* [Problem to solve]:
Return the listing below unchanged, minus its pictures.

====== Information shown ======

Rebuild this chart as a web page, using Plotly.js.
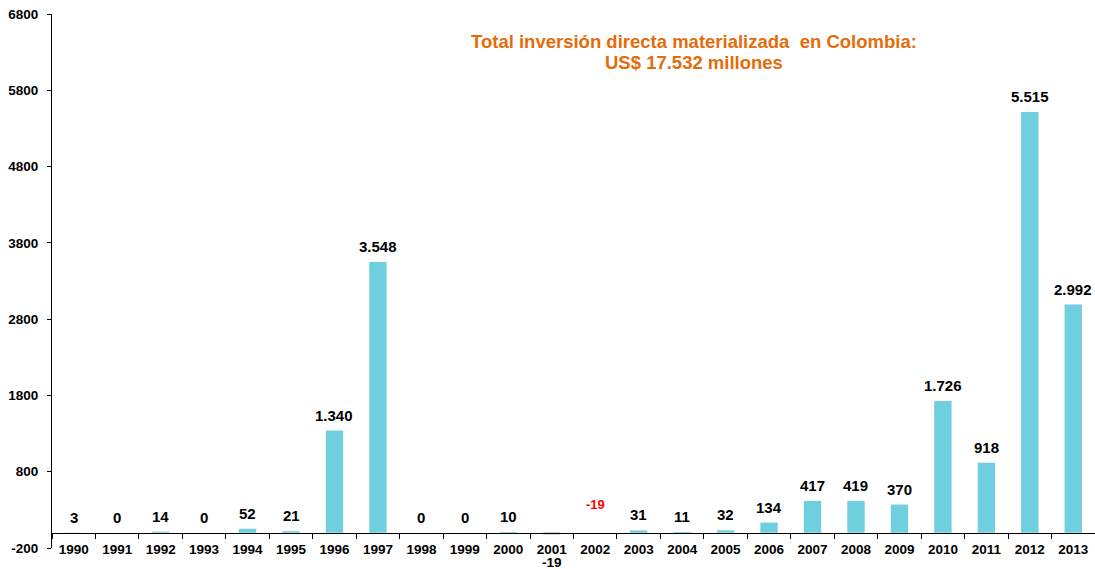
<!DOCTYPE html>
<html>
<head>
<meta charset="utf-8">
<script src="https://cdn.plot.ly/plotly-3.0.1.min.js"></script>
<style>html,body{margin:0;padding:0;background:#fff;}#chart{width:1095px;height:569px;}</style>
</head>
<body>
<div id="chart"></div>
<script>
var years = ['1990','1991','1992','1993','1994','1995','1996','1997','1998','1999','2000','2001','2002','2003','2004','2005','2006','2007','2008','2009','2010','2011','2012','2013'];
var values = [3,0,14,0,52,21,1340,3548,0,0,10,-19,0,31,11,32,134,417,419,370,1726,918,5515,2992];
var labels = ['3','0','14','0','52','21','1.340','3.548','0','0','10','','','31','11','32','134','417','419','370','1.726','918','5.515','2.992'];
var negLabelYear = '2001', negLabelText = '-19';
var redNoteYear = '2002', redNoteText = '-19';
var titleLine1 = 'Total inversión directa materializada  en Colombia:';
var titleLine2 = 'US$ 17.532 millones';
var yTickVals = [-200,800,1800,2800,3800,4800,5800,6800];

var F = 'Liberation Sans, Arial, sans-serif';
var barColors = values.map(function(v){ return v < 0 ? '#404040' : '#70CFDE'; });

var trace = {
  type: 'bar', x: years, y: values,
  marker: {color: barColors, line: {width: 0}},
  hoverinfo: 'x+y'
};

var ann = [];
years.forEach(function(yr, i){
  if (labels[i] === '') return;
  ann.push({x: i, y: Math.max(values[i],0), xref:'x', yref:'y', text: labels[i], showarrow:false,
    yanchor:'bottom', yshift: 5, font:{family:F, size:15, color:'#000', weight:'bold'}});
});
ann.push({x: years.indexOf(negLabelYear), y: 0, xref:'x', yref:'y', text: negLabelText, showarrow:false, yanchor:'middle', yshift:-30,
  font:{family:F, size:13.5, color:'#000', weight:'bold'}});
ann.push({x: years.indexOf(redNoteYear), y: 0, xref:'x', yref:'y', text: redNoteText, showarrow:false, yanchor:'middle', yshift:28,
  font:{family:F, size:13, color:'#FF0000', weight:'bold'}});
ann.push({x: 0.616, y: (548-41)/534, xref:'paper', yref:'paper', text: titleLine1, showarrow:false, yanchor:'middle', xanchor:'center',
  font:{family:F, size:18.5, color:'#E46C0A', weight:'bold'}});
ann.push({x: 0.616, y: (548-62)/534, xref:'paper', yref:'paper', text: titleLine2, showarrow:false, yanchor:'middle', xanchor:'center',
  font:{family:F, size:18.5, color:'#E46C0A', weight:'bold'}});

var layout = {
  width: 1095, height: 569,
  margin: {l:52, r:0, t:14, b:21, pad:0},
  paper_bgcolor:'#fff', plot_bgcolor:'#fff',
  showlegend:false,
  bargap: 0.6,
  font:{family:F, color:'#000'},
  xaxis: {type:'category', range:[-0.5, years.length-0.5], autorange:false, anchor:'free', position: 200/7000,
    showline:true, linecolor:'#000', linewidth:1,
    ticks:'outside', tickson:'boundaries', ticklen:5, tickcolor:'#000', tickwidth:1,
    showgrid:false, zeroline:false, ticklabelstandoff: 4,
    tickfont:{family:F, size:13.5, color:'#000', weight:'bold'}},
  yaxis: {range:[-200,6800], autorange:false, tickvals: yTickVals, ticktext: yTickVals.map(String), showline:true, linecolor:'#000', linewidth:1,
    ticks:'outside', ticklen:4, tickcolor:'#000', showgrid:false, zeroline:false, ticklabelstandoff: 6,
    tickfont:{family:F, size:13.5, color:'#000', weight:'bold'}},
  annotations: ann
};

Plotly.newPlot('chart', [trace], layout, {displayModeBar:false, staticPlot:true});
</script>
</body>
</html>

======

* [Output]:
Rebuild this chart as a web page, using Plotly.js.
<!DOCTYPE html>
<html>
<head>
<meta charset="utf-8">
<script src="https://cdn.plot.ly/plotly-3.0.1.min.js"></script>
<style>html,body{margin:0;padding:0;background:#fff;}#chart{width:1095px;height:569px;}</style>
</head>
<body>
<div id="chart"></div>
<script>
var years = ['1990','1991','1992','1993','1994','1995','1996','1997','1998','1999','2000','2001','2002','2003','2004','2005','2006','2007','2008','2009','2010','2011','2012','2013'];
var values = [3,0,14,0,52,21,1340,3548,0,0,10,-19,0,31,11,32,134,417,419,370,1726,918,5515,2992];
var labels = ['3','0','14','0','52','21','1.340','3.548','0','0','10','','','31','11','32','134','417','419','370','1.726','918','5.515','2.992'];
var negLabelYear = '2001', negLabelText = '-19';
var redNoteYear = '2002', redNoteText = '-19';
var titleLine1 = 'Total inversión directa materializada  en Colombia:';
var titleLine2 = 'US$ 17.532 millones';
var yTickVals = [-200,800,1800,2800,3800,4800,5800,6800];

var F = 'Liberation Sans, Arial, sans-serif';
var barColors = values.map(function(v){ return v < 0 ? '#404040' : '#70CFDE'; });

var trace = {
  type: 'bar', x: years, y: values,
  marker: {color: barColors, line: {width: 0}},
  hoverinfo: 'x+y'
};

var ann = [];
years.forEach(function(yr, i){
  if (labels[i] === '') return;
  ann.push({x: i, y: Math.max(values[i],0), xref:'x', yref:'y', text: labels[i], showarrow:false,
    yanchor:'bottom', yshift: 5, font:{family:F, size:15, color:'#000', weight:'bold'}});
});
ann.push({x: years.indexOf(negLabelYear), y: 0, xref:'x', yref:'y', text: negLabelText, showarrow:false, yanchor:'middle', yshift:-30,
  font:{family:F, size:13.5, color:'#000', weight:'bold'}});
ann.push({x: years.indexOf(redNoteYear), y: 0, xref:'x', yref:'y', text: redNoteText, showarrow:false, yanchor:'middle', yshift:28,
  font:{family:F, size:13, color:'#FF0000', weight:'bold'}});
ann.push({x: 0.616, y: (548-41)/534, xref:'paper', yref:'paper', text: titleLine1, showarrow:false, yanchor:'middle', xanchor:'center',
  font:{family:F, size:18.5, color:'#E46C0A', weight:'bold'}});
ann.push({x: 0.616, y: (548-62)/534, xref:'paper', yref:'paper', text: titleLine2, showarrow:false, yanchor:'middle', xanchor:'center',
  font:{family:F, size:18.5, color:'#E46C0A', weight:'bold'}});

var layout = {
  width: 1095, height: 569,
  margin: {l:52, r:0, t:14, b:21, pad:0},
  paper_bgcolor:'#fff', plot_bgcolor:'#fff',
  showlegend:false,
  bargap: 0.6,
  font:{family:F, color:'#000'},
  xaxis: {type:'category', range:[-0.5, years.length-0.5], autorange:false, anchor:'free', position: 200/7000,
    showline:true, linecolor:'#000', linewidth:1,
    ticks:'outside', tickson:'boundaries', ticklen:5, tickcolor:'#000', tickwidth:1,
    showgrid:false, zeroline:false, ticklabelstandoff: 4,
    tickfont:{family:F, size:13.5, color:'#000', weight:'bold'}},
  yaxis: {range:[-200,6800], autorange:false, tickvals: yTickVals, ticktext: yTickVals.map(String), showline:true, linecolor:'#000', linewidth:1,
    ticks:'outside', ticklen:4, tickcolor:'#000', showgrid:false, zeroline:false, ticklabelstandoff: 6,
    tickfont:{family:F, size:13.5, color:'#000', weight:'bold'}},
  annotations: ann
};

Plotly.newPlot('chart', [trace], layout, {displayModeBar:false, staticPlot:true});
</script>
</body>
</html>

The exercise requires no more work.